Потом я много читал о случаях такого же спасения, как и мое. Оказывается, дельфины почти единственные существа в воде, дышащие воздухом с помощью легких, чувствовали воздушный пузырь в легких тонущих и спасали их, видимо, принимая за себе подобных, – во всяком случае, ученые так объясняли это поведение. Хотя мне совсем не показалось, что дельфины принимали меня за своего – они точно знали, что я другой, я видел, как они смотрели на меня, как пересвистывались обо мне, как ждали, когда я поднимусь на ноги, – значит, понимали, что у меня нет хвоста? Вот так, задавая вопросы, я и прилип всем сердцем к дельфинам, второй десяток лет занимаясь с ними – а может, это они возились со мной, весело играя в мои опыты, – но появилась Катька, и жизнь эта переменилась.

6

Была она не из тех, что спасли меня, из совсем других, сурового нрава дельфинов, которых зовут касатками или убийцами китов. Родилась в норвежских водах и больше всего любила сочную селедку заедать жирным палтусом и только в крайних случаях снисходила до суховатой трески. Можно было только любоваться, как она, выпрямившись во весь свой семиметровый рост, выпрыгивала из бассейна на помост – четыре тонны стремительного веса, казалось, налетали неотвратимо и беспощадно, но за мгновение до смертельного удара, она мягко тормозила на овальных ластах и игриво замирала возле моих ног, всем своим лукавым видом показывая, что на самом деле она добрая и покорная девочка.

Катька обожала, когда я чесал ей розовый, бесконечного размера язык – звуки, которые доносились из чудовищного размера пасти, можно было смело считать ласковым мурлыканьем. С первой встречи мы понимали друг друга с полдвижения, с полуслова – иногда я думал, что, может, она и есть та самая женщина, которую мне встретить на земле не удалось, потому что она жила в море, внутри этого водяного существа.

Но если серьезно, то именно Катюха сделала нашу лабораторию известной в узких научных кругах – она подпустила меня к себе с инструментами и, не дрогнув, разрешила вживить датчики – поэтому, например, и стало понятно, что у дельфинов спит только половина мозга, а вторая следит за тем, чтобы нормально дышать и не захлебнуться водой во сне.

Удача, как это и положено по жизни, была немедленно уравновешена – со мной распрощалась Вторая Оля, Воля – это прозвище оставалось, конечно, тайной для нее.

По всем житейским меркам жена из нее вышла, скажем, в смысле чистоты, кухонной подготовки и специальных женских особенностей, совсем недурная.
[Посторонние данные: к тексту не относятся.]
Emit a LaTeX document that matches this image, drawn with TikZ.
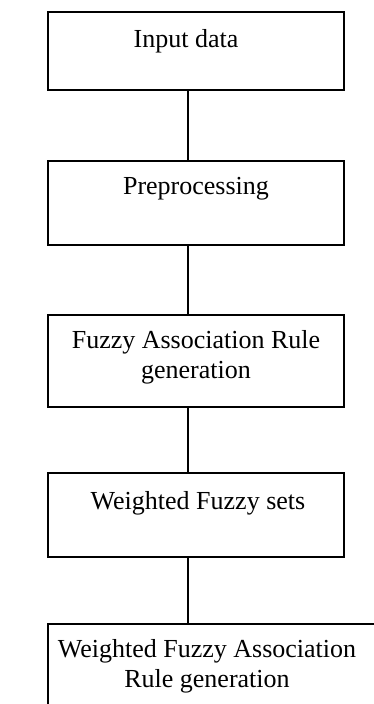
\documentclass[tikz,border=0pt]{standalone}
\usepackage{fontspec}
\setmainfont{Liberation Serif}
\begin{document}
\begin{tikzpicture}[x=1pt,y=-1pt,
  flowbox/.style={draw=black,line width=1.6pt,fill=white},
  flowtext/.style={font=\fontsize{26}{30}\selectfont,align=center,anchor=base,inner sep=0pt},
  link/.style={draw=black,line width=1.6pt}]
\useasboundingbox (0,0) rectangle (374,704);
\path[fill=white] (0,0) rectangle (374,704);
% boxes
\draw[flowbox] (48,12) rectangle (344,90);
\draw[flowbox] (48,161) rectangle (344,245);
\draw[flowbox] (48,315) rectangle (344,407);
\draw[flowbox] (48,473) rectangle (344,557);
\draw[flowbox] (48,624) rectangle (390,720);
% texts
\node[flowtext] (t1) at (186,47) {Input data};
\node[flowtext] (t2) at (196,194) {Preprocessing};
\node[flowtext] (t3) at (196,378) {Fuzzy Association Rule\\generation};
\node[flowtext] (t4) at (198,509) {Weighted Fuzzy sets};
\node[flowtext] (t5) at (207,687) {Weighted Fuzzy Association\\Rule generation};
% connectors
\coordinate (c1a) at (188,90);  \coordinate (c1b) at (188,161);
\coordinate (c2a) at (188,245); \coordinate (c2b) at (188,315);
\coordinate (c3a) at (188,407); \coordinate (c3b) at (188,473);
\coordinate (c4a) at (188,557); \coordinate (c4b) at (188,624);
\draw[link] (c1a) -- (c1b);
\draw[link] (c2a) -- (c2b);
\draw[link] (c3a) -- (c3b);
\draw[link] (c4a) -- (c4b);
\end{tikzpicture}
\end{document}
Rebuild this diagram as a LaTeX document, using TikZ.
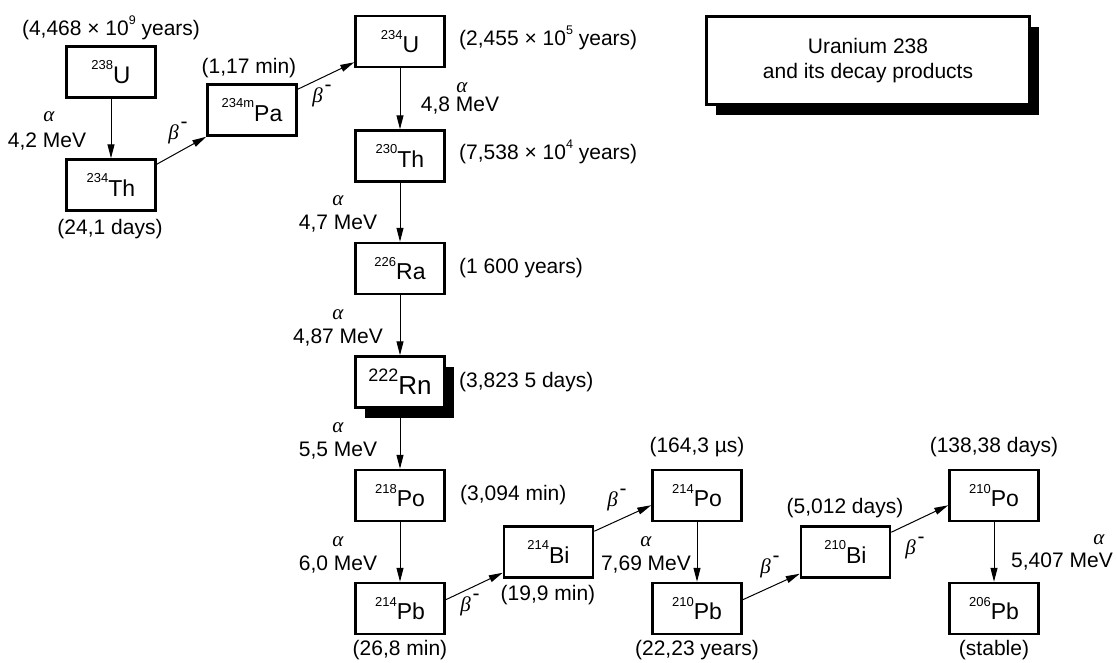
\documentclass[tikz,border=0pt]{standalone}
\usepackage{fontspec}
\setmainfont{Liberation Sans}
\newfontfamily\grk{Liberation Serif}
\usetikzlibrary{arrows.meta,shadows}
\newcommand{\nuc}[2]{\raisebox{0.58em}{\fontsize{13}{13}\selectfont #1}#2}
\newcommand{\alp}{{\grk\itshape α}}
\newcommand{\betam}{{\grk\itshape β}\kern2pt\raisebox{0.48em}{-}}
\newcommand{\tensup}[1]{10\raisebox{0.55em}{\fontsize{12.5}{12.5}\selectfont #1}}
\tikzset{
  iso/.style={draw, line width=2.5pt, minimum width=89pt, minimum height=51pt,
    inner sep=0pt, fill=white, font=\fontsize{23}{25}\selectfont},
  lab/.style={inner sep=0pt, font=\fontsize{21}{25}\selectfont},
  arr/.style={line width=1pt, -{Triangle[length=14pt,width=7pt]}},
  shad/.style={drop shadow={shadow xshift=9pt, shadow yshift=-10pt, fill=black, opacity=1}}
}
\begin{document}
\begin{tikzpicture}[x=1pt,y=-1pt]
\useasboundingbox (0,0) rectangle (1117,662);
% title
\node[draw, line width=2.5pt, minimum width=323pt, minimum height=88pt, fill=white,
  shad, align=center, font=\fontsize{21}{25}\selectfont] (title) at (868,60.5)
  {Uranium 238\\and its decay products};
% isotope boxes
\node[iso] (U238) at (111,72) {\fontsize{24}{25}\selectfont\nuc{238}{U}};
\node[iso] (Th234) at (111,185) {\nuc{234}{Th}};
\node[iso] (Pa234) at (252,110) {\nuc{234m}{Pa}};
\node[iso] (U234) at (400,41.5) {\nuc{234}{U}};
\node[iso] (Th230) at (400,156) {\nuc{230}{Th}};
\node[iso] (Ra226) at (400,268.5) {\nuc{226}{Ra}};
\node[iso, shad] (Rn222) at (400,382) {\fontsize{26}{26}\selectfont\raisebox{0.5em}{\fontsize{18}{18}\selectfont 222}Rn};
\node[iso] (Po218) at (400,495.5) {\nuc{218}{Po}};
\node[iso] (Pb214) at (400,608.5) {\nuc{214}{Pb}};
\node[iso] (Bi214) at (548.5,552) {\nuc{214}{Bi}};
\node[iso] (Po214) at (697,495.5) {\nuc{214}{Po}};
\node[iso] (Pb210) at (697,608.5) {\nuc{210}{Pb}};
\node[iso] (Bi210) at (845.5,552) {\nuc{210}{Bi}};
\node[iso] (Po210) at (994,495.5) {\nuc{210}{Po}};
\node[iso] (Pb206) at (994,608.5) {\nuc{206}{Pb}};
% half-lives
\node[lab] (tU238) at (111,28) {(4,468 × \tensup{9} years)};
\node[lab] (tPa234) at (249,68) {(1,17 min)};
\node[lab] (tTh234) at (110,229) {(24,1 days)};
\node[lab, anchor=west] (tU234) at (459,38) {(2,455 × \tensup{5} years)};
\node[lab, anchor=west] (tTh230) at (459,152) {(7,538 × \tensup{4} years)};
\node[lab, anchor=west] (tRa226) at (459,268) {(1 600 years)};
\node[lab, anchor=west] (tRn222) at (459,382) {(3,823 5 days)};
\node[lab, anchor=west] (tPo218) at (460,495) {(3,094 min)};
\node[lab] (tPb214) at (400,650) {(26,8 min)};
\node[lab] (tBi214) at (548,595) {(19,9 min)};
\node[lab] (tPo214) at (697,447) {(164,3 µs)};
\node[lab] (tPb210) at (697,650) {(22,23 years)};
\node[lab] (tBi210) at (845,508) {(5,012 days)};
\node[lab] (tPo210) at (994,447) {(138,38 days)};
\node[lab] (tPb206) at (994,650) {(stable)};
% alpha labels
\node[lab] (a1) at (49,117) {\alp};   \node[lab] (e1) at (47,142) {4,2 MeV};
\node[lab] (a2) at (462,88) {\alp};   \node[lab] (e2) at (460,106) {4,8 MeV};
\node[lab] (a3) at (338,201) {\alp};  \node[lab] (e3) at (338,224) {4,7 MeV};
\node[lab] (a4) at (338,315) {\alp};  \node[lab] (e4) at (338,338) {4,87 MeV};
\node[lab] (a5) at (338,428) {\alp};  \node[lab] (e5) at (338,451) {5,5 MeV};
\node[lab] (a6) at (338,542) {\alp};  \node[lab] (e6) at (338,565) {6,0 MeV};
\node[lab] (a7) at (646,542) {\alp};  \node[lab] (e7) at (646,565) {7,69 MeV};
\node[lab] (a8) at (1099,540) {\alp}; \node[lab] (e8) at (1062,562) {5,407 MeV};
% beta labels
\node[lab] (b1) at (178,133) {\betam};
\node[lab] (b2) at (322,96) {\betam};
\node[lab] (b3) at (470,605) {\betam};
\node[lab] (b4) at (617,500) {\betam};
\node[lab] (b5) at (770,567) {\betam};
\node[lab] (b6) at (915,548) {\betam};
% connectors
\draw[arr] (U238) -- (Th234);
\draw[arr] ([yshift=-6pt]Th234.north east) -- (Pa234.south west);
\draw[arr] ([yshift=-6pt]Pa234.north east) -- ([yshift=6pt]U234.south west);
\draw[arr] (U234) -- (Th230);
\draw[arr] (Th230) -- (Ra226);
\draw[arr] (Ra226) -- (Rn222);
\draw[arr] (Rn222) -- (Po218);
\draw[arr] (Po218) -- (Pb214);
\draw[arr] ([yshift=-18pt]Pb214.north east) -- ([yshift=6pt]Bi214.south west);
\draw[arr] ([yshift=-6pt]Bi214.north east) -- ([yshift=17pt]Po214.south west);
\draw[arr] (Po214) -- (Pb210);
\draw[arr] ([yshift=-18pt]Pb210.north east) -- ([yshift=5pt]Bi210.south west);
\draw[arr] ([yshift=-7pt]Bi210.north east) -- ([yshift=17pt]Po210.south west);
\draw[arr] (Po210) -- (Pb206);
\end{tikzpicture}
\end{document}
Но обычная для женщин идея, что они являются чем-то вроде подарка судьбы для мужчин, оценить который они без переделки не могут, именно у Воли была развита чрезмерно.

И когда она обязательно собирала знакомых и знаменитых по праздникам и выходным и заставляла с ними общаться, когда вытаскивала из-за компьютера для походов в театры, на концерты, чужие дачи, в магазины – и так далее, по всему бесконечному списку, – мне казалось, что Воля чувствует себя гениальным скульптором, который лепит из начальника лаборатории и доктора наук совсем другого мужчину, превращая доставшийся ей полуфабрикат в идеал из глянцевых журналов.

Если честно, недостатков у меня действительно хватало – люблю в кастрюлю залезть ложкой, люблю с ножа ухватить кусок шкворчащего мяса с гриля, люблю летом побродить ранним утром по дому в чем мать родила, ну и еще были всякие, но я с ними неплохо уживался, и было непонятно, отчего Воля была так уверена, что не терпение или нежность, а именно ее недовольство должно меня изменить.

Но окончательной причиной нашего расставания явился новомодный аппарат для лечения храпа – с ним у меня и вправду были нелады.